= What to work on =
Omit all images. Write out the rest of the material exactly.

= Collected material =
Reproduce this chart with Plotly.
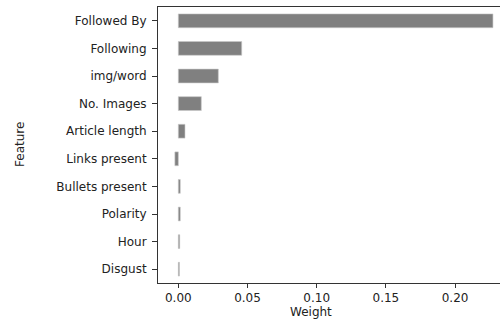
import plotly.graph_objects as go

features = ["Followed By", "Following", "img/word", "No. Images", "Article length",
            "Links present", "Bullets present", "Polarity", "Hour", "Disgust"]
weights = [0.2274, 0.0458, 0.0289, 0.0166, 0.0048, -0.0025, 0.0014, 0.0014, 0.0010, 0.0008]
x_ticks = [0.00, 0.05, 0.10, 0.15, 0.20]
x_tick_labels = ["0.00", "0.05", "0.10", "0.15", "0.20"]

font = dict(family="DejaVu Sans", size=12, color="#222222")

fig = go.Figure(go.Bar(
    y=features, x=weights, orientation="h",
    marker=dict(color="#808080", line=dict(color="#c8c8c8", width=0.6)),
))

fig.update_layout(
    width=500, height=320,
    margin=dict(l=158, r=0, t=7, b=37),
    plot_bgcolor="white", paper_bgcolor="white",
    font=font, showlegend=False, bargap=0.5,
    annotations=[
        dict(text="Weight", xref="paper", yref="paper", x=0.448, y=0, yshift=-29,
             xanchor="center", yanchor="middle", showarrow=False, font=font),
        dict(text="Feature", xref="paper", yref="paper", x=0, xshift=-138, y=0.5,
             xanchor="center", yanchor="middle", textangle=-90, showarrow=False, font=font),
    ],
)
fig.update_xaxes(
    range=[-0.0147, 0.2325], tickvals=x_ticks, ticktext=x_tick_labels, automargin=False,
    showgrid=False, zeroline=False, showline=True, linecolor="#333333", linewidth=1,
    mirror=True, ticks="outside", ticklen=4, tickcolor="#333333",
)
fig.update_yaxes(
    categoryorder="array", categoryarray=features, autorange=False, range=[9.5, -0.5],
    automargin=False,
    showgrid=False, zeroline=False, showline=True, linecolor="#333333", linewidth=1,
    ticks="outside", ticklen=5, tickcolor="#333333", ticklabelstandoff=3,
)

fig.write_html("out.html", config={"displayModeBar": False},
               post_script="document.body.style.margin='0px';")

= Exercise solution =
Reproduce this chart with Plotly.
import plotly.graph_objects as go

features = ["Followed By", "Following", "img/word", "No. Images", "Article length",
            "Links present", "Bullets present", "Polarity", "Hour", "Disgust"]
weights = [0.2274, 0.0458, 0.0289, 0.0166, 0.0048, -0.0025, 0.0014, 0.0014, 0.0010, 0.0008]
x_ticks = [0.00, 0.05, 0.10, 0.15, 0.20]
x_tick_labels = ["0.00", "0.05", "0.10", "0.15", "0.20"]

font = dict(family="DejaVu Sans", size=12, color="#222222")

fig = go.Figure(go.Bar(
    y=features, x=weights, orientation="h",
    marker=dict(color="#808080", line=dict(color="#c8c8c8", width=0.6)),
))

fig.update_layout(
    width=500, height=320,
    margin=dict(l=158, r=0, t=7, b=37),
    plot_bgcolor="white", paper_bgcolor="white",
    font=font, showlegend=False, bargap=0.5,
    annotations=[
        dict(text="Weight", xref="paper", yref="paper", x=0.448, y=0, yshift=-29,
             xanchor="center", yanchor="middle", showarrow=False, font=font),
        dict(text="Feature", xref="paper", yref="paper", x=0, xshift=-138, y=0.5,
             xanchor="center", yanchor="middle", textangle=-90, showarrow=False, font=font),
    ],
)
fig.update_xaxes(
    range=[-0.0147, 0.2325], tickvals=x_ticks, ticktext=x_tick_labels, automargin=False,
    showgrid=False, zeroline=False, showline=True, linecolor="#333333", linewidth=1,
    mirror=True, ticks="outside", ticklen=4, tickcolor="#333333",
)
fig.update_yaxes(
    categoryorder="array", categoryarray=features, autorange=False, range=[9.5, -0.5],
    automargin=False,
    showgrid=False, zeroline=False, showline=True, linecolor="#333333", linewidth=1,
    ticks="outside", ticklen=5, tickcolor="#333333", ticklabelstandoff=3,
)

fig.write_html("out.html", config={"displayModeBar": False},
               post_script="document.body.style.margin='0px';")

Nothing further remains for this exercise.